This invention relates generally to a clearance measuring method and apparatus, and more particularly, to a method and apparatus for measuring the clearance between a rotating member and a stationary member of a turbine or the like.
In order to assure proper performance of a turbine, such as a jet engine, it is important to establish proper clearance between the blades which form part of the rotating member of the turbine and the stationary member which encloses the rotating member to form an assembled combination. This clearance is generally established by measuring the clearance between these elements after their assembly, but prior to initial operation of the turbine (the cold clearance measurement). If this cold clearance measurement changes, or is not statisfactory, a proper running tip clearance will not be established and proper operation of the turbine will now be obtained.
To perform such a cold clearance measurement, the following steps are presently necessary.

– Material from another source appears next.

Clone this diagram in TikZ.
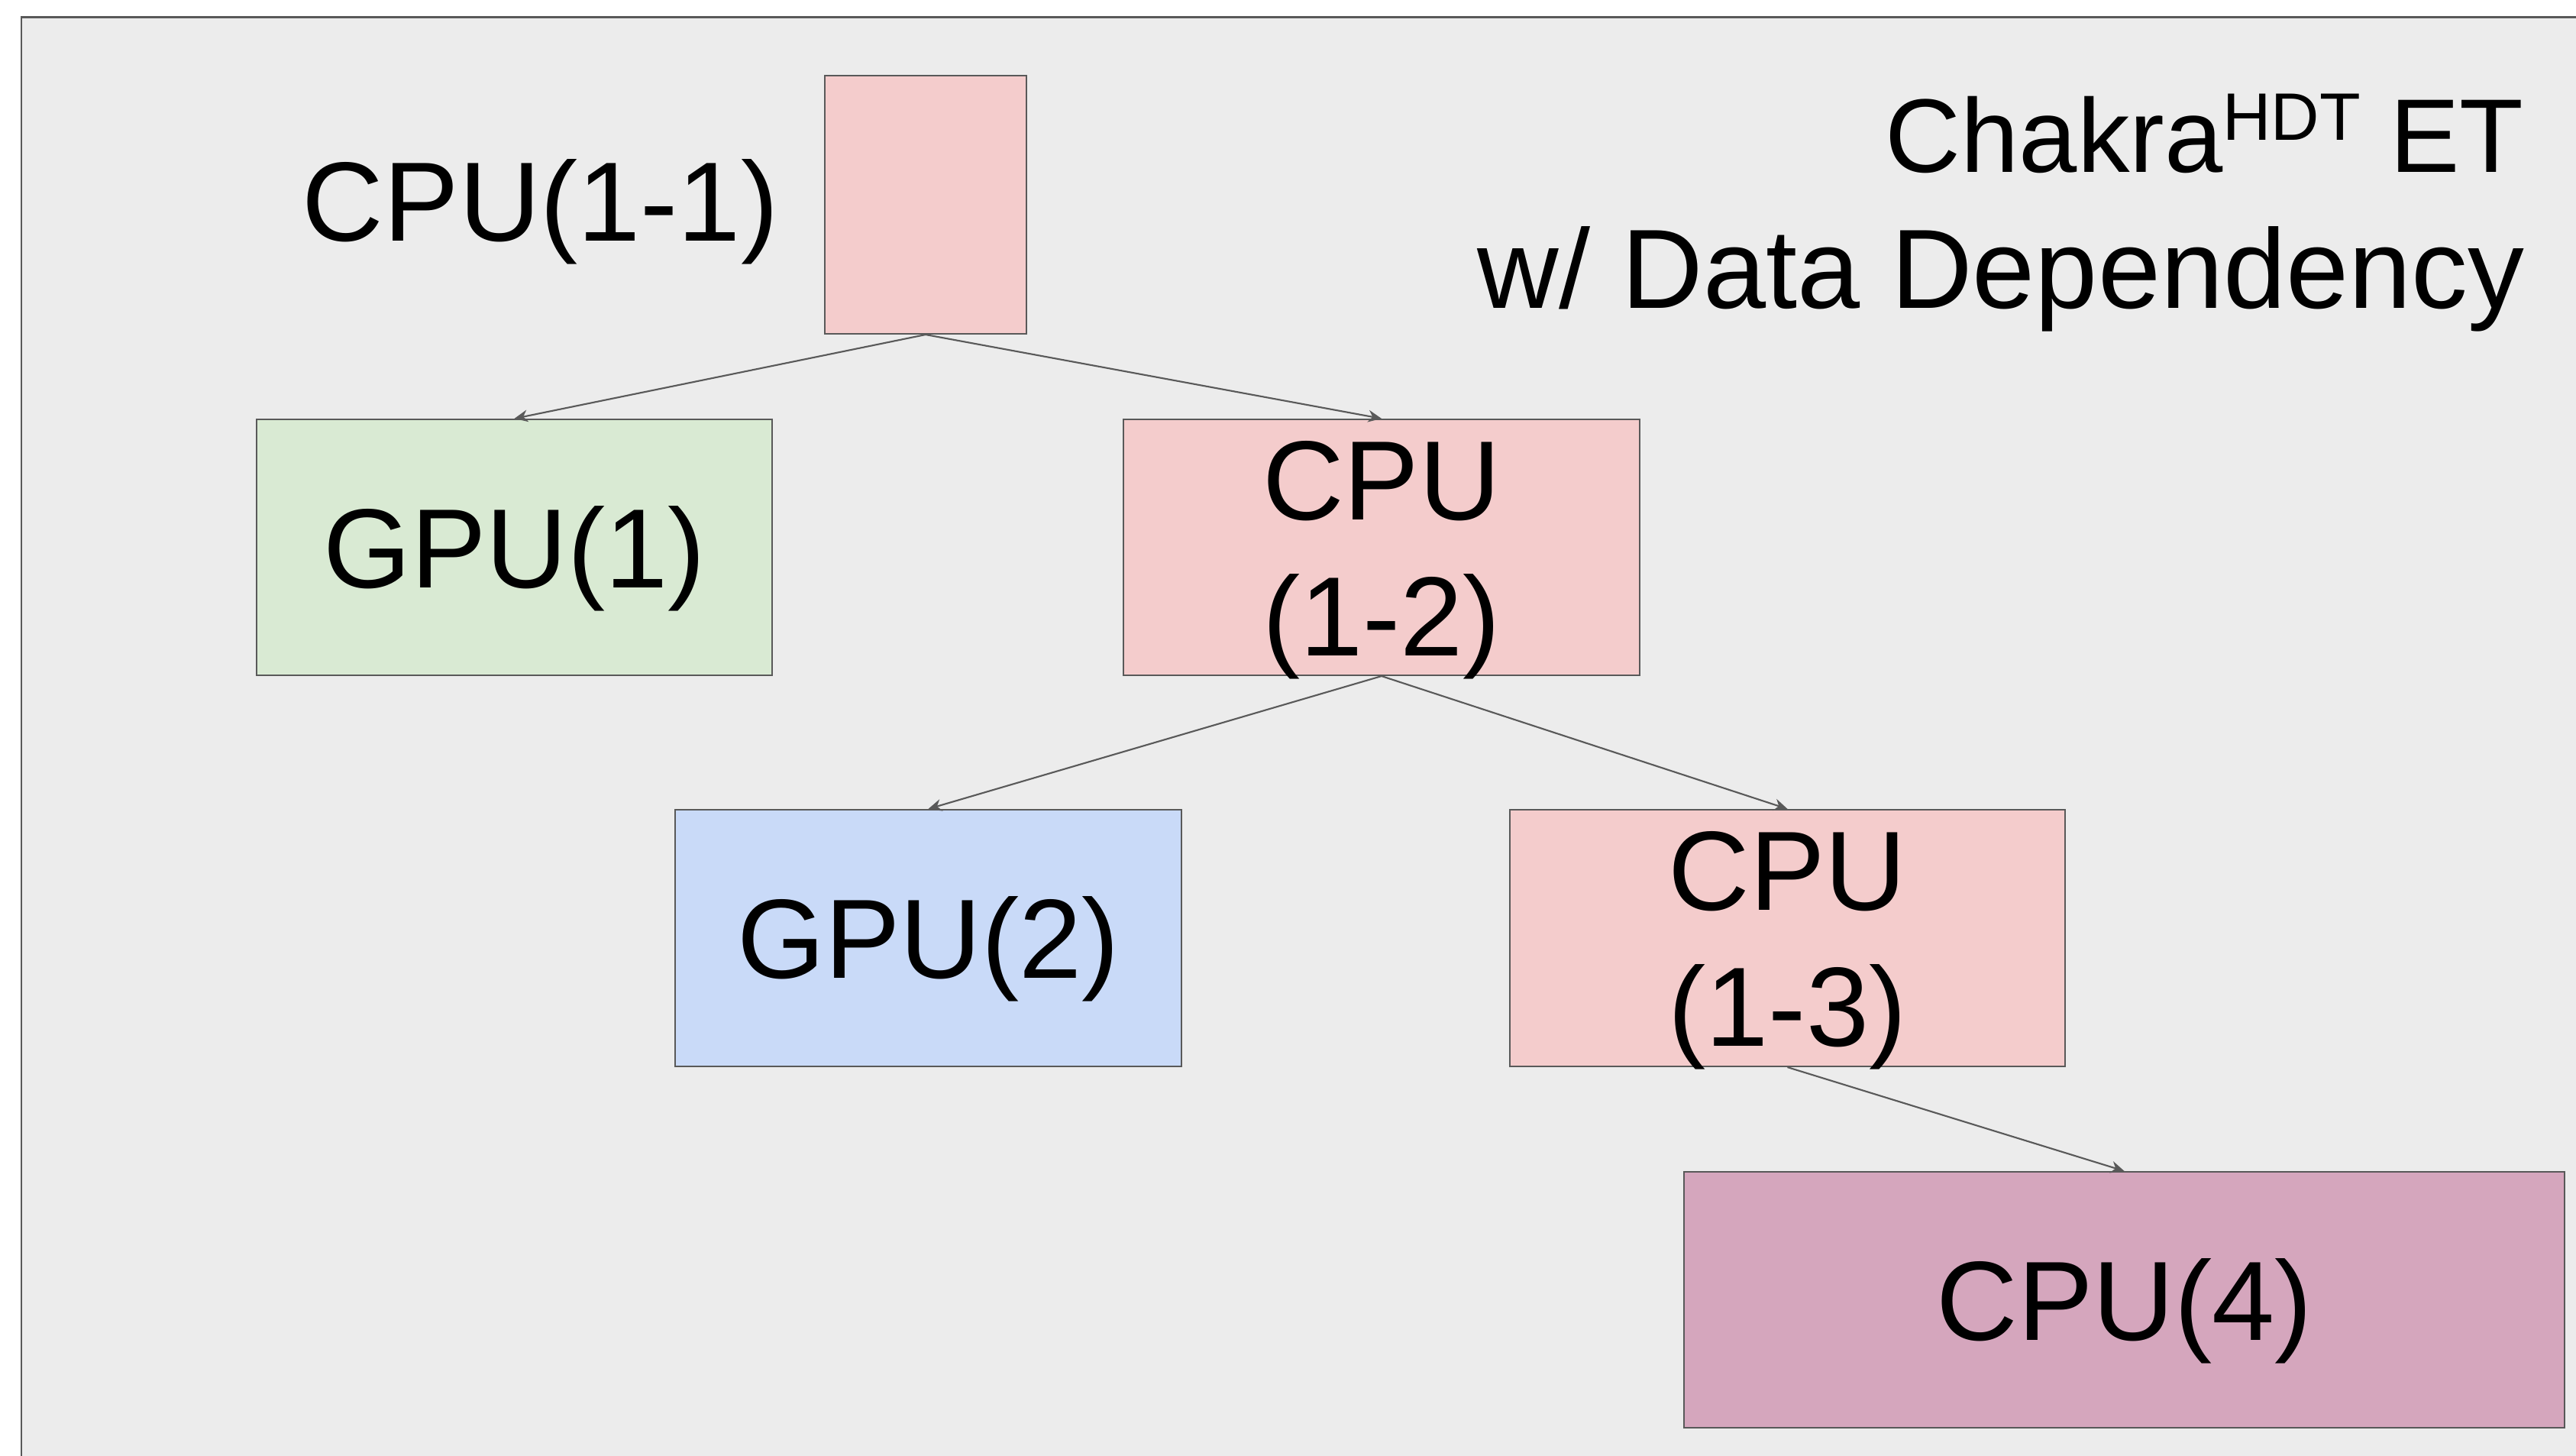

First, the rotor must be assembled by attaching the blades to the core of the rotor in the conventional manner. During this operation, at least one of the blades is fitted with a measuring device which will be used in obtaining the cold clearance measurement. The rotor (and blades) is then located within the casing so that the blades are located in the position which they will assume when the turbine is to be operated. At this time, after such a unit has been at least partially assembled, the clearance between the blades of the rotor and the inner wall of the casing is measured by appropriately monitoring the measuring device previously attached to one of the blades and by rotating the rotor through one or several rotations. After this alignment procedure is completed, it becomes necessary to remove the measuring device from within the assembled unit prior to initial operation of the turbine, since operation of a turbine which contains such a measuring device could seriously damage components of the turbine. To remove the measuring device from the assembled unit, it is necessary to completely disassemble the unit and detach the measuring device from the blade (or blades) to which it is attached. The unit is then reassembled, taking care not to change the alignment between the various components comprising the unit, so that the previously performed clearance measurement is not altered.
Although this method has proved satisfactory in obtaining a proper running tip clearance, this method presents several serious drawbacks, primarily due to the fact that after the cold clearance measurement is made it becomes necessary to completely disassemble the aligned unit to remove the measuring device used. This is an extremely time consuming procedure, involving substantial hours of highly skilled labor, in order to assure that the reassembled unit maintains the same clearance measurement as obtained initially. Moreover, since it is extremely important that the components of the unit be unchanged when reassembled, to maintain the original cold clearance measurement, a significant potential for error, and accordingly damage, is introduced into the assembly procedure.
Apparently recognizing these problems, a variety of devices and techniques have been developed which attempt to more easily measure such clearances, without having to disassemble components after such clearance measurements have been obtained. However, none of these devices or techniques also provide a means for obtaining a complete and continuous measurement of the distance between the rotating member and the inner wall of the stationary member, as has been found to be desirable in such applications.
It is therefore desirable to provide a method and apparatus for properly measuring the clearance between a rotating member and a stationary member of an assembled, or partially assembled turbine in a continuous and accurate manner, without requiring disassembly or alteration of turbine components after this clearance is established.